Bitkilerin zararlılara karşı da çeşitli savunma silahları bulunmaktadır. Ama günümüzde bir biberin acı olması, sadece savunma mekanizmasıyla alakalı değildir. Bunu daha çok insanlık için yapıyor. Birazdan buna değineceğim. Bitkilerin böceklere karşı olan savunma mekanizmaları arasında örneğin SOS sinyalleri bulunur. Bu sinyaller bitkilerin bir tehdit anında diğer üyelere haber vermek için kullanır. Bu haberi alan diğer bitkiler zararlı böceğin türüne göre onların sindirim sistemine zarar verecek kimyasallar üretmeye başlar ve aynı zamanda zararlı böceğin doğal düşmanlarını da oraya toplayacak kimyasallar yayar. Tabii böceklerde bu noktada seçilim baskısına maruz kalarak detoksifikasyon denilen bir olayı geliştirirler. Böceklerin de elleri armut topluyor değil ya var bir numaraları. Kısaca ekolojik denge bu şekilde devam eder.

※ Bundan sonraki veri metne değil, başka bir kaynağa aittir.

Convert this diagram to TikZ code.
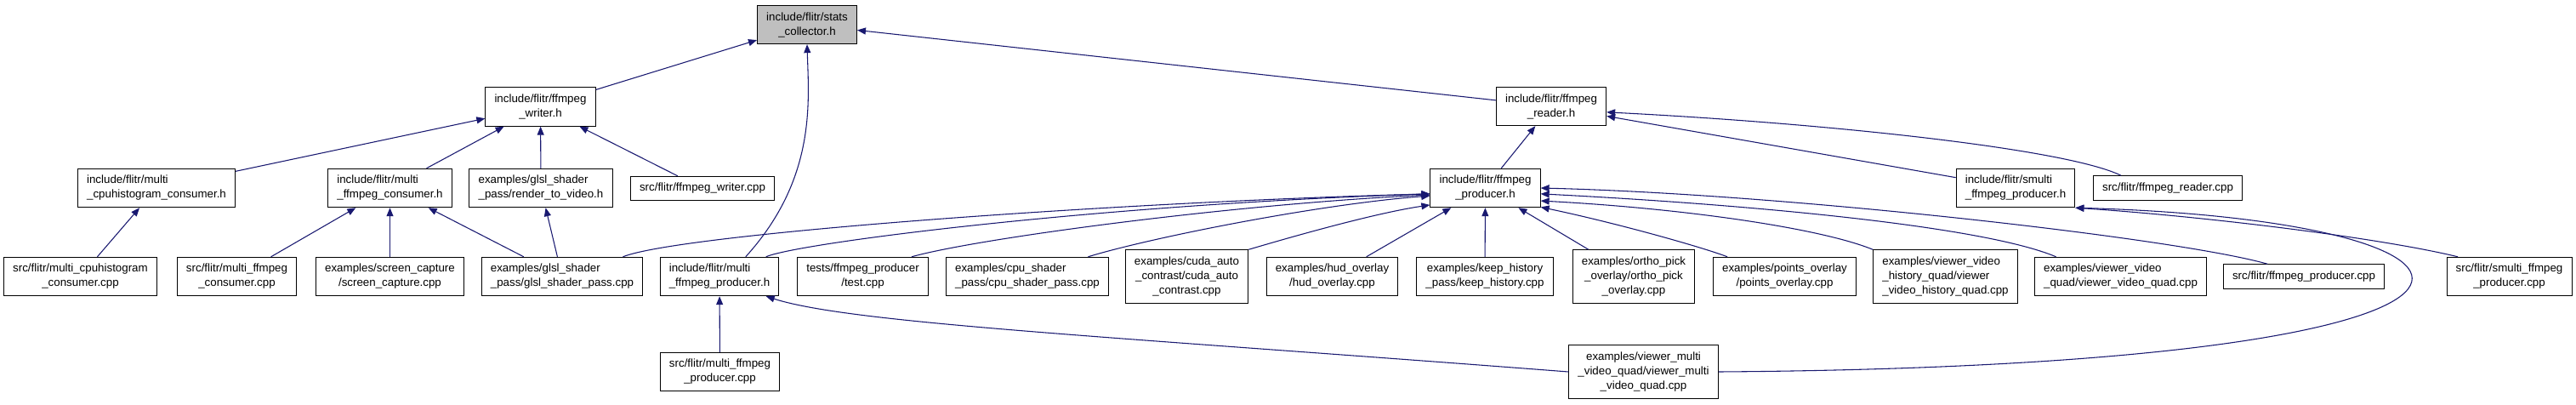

Yine semiz otu, buğday, elma gibi kültür bitkilerine gelecek olursak, bunların her başı sıkıştığında imdatlarına zaten biz yetişiyoruz. Sularını veriyoruz, zararlılardan ve hastalıklardan koruyoruz, makro ve mikro besin elementlerini veriyoruz, onları stres faktörlerine karşı koruyor, döllerini gelecek yıl için garanti altına alıyoruz. Onlarda karşılığında bizleri biraz biraz ödüllendiriyor. Bazı bitkiler bu konuda tamamen acımasız, arıları nektarla kandırıp, nektarı vermeden polenleyip gönderen orkideler var. Konumuza dönecek olursak, baktığımız kültür bitkilerinin bir ton hastalığı ve zararlısı zaten oluyor ancak ekonomik zarar eşiği dediğimiz bir kavram var. Zararlı veya hastalık ekonomik zarara neden olacak kayba neden olmuyorsa herhangi bir mücadele yöntemine girişmiyoruz. Kültür bitkilerimiz başlarının çaresine bu kadar bakabiliyor.
Biberlerin acı olma nedeni, biz istediğimiz için acılıklarını git gide artırmasıyla alakalı. Bu yukarıda anlattığım olayla ve bitki ıslahıyla alakalı. Acı biberlere insanların talebi arttığı için onlarda git gide daha acılaşıyor.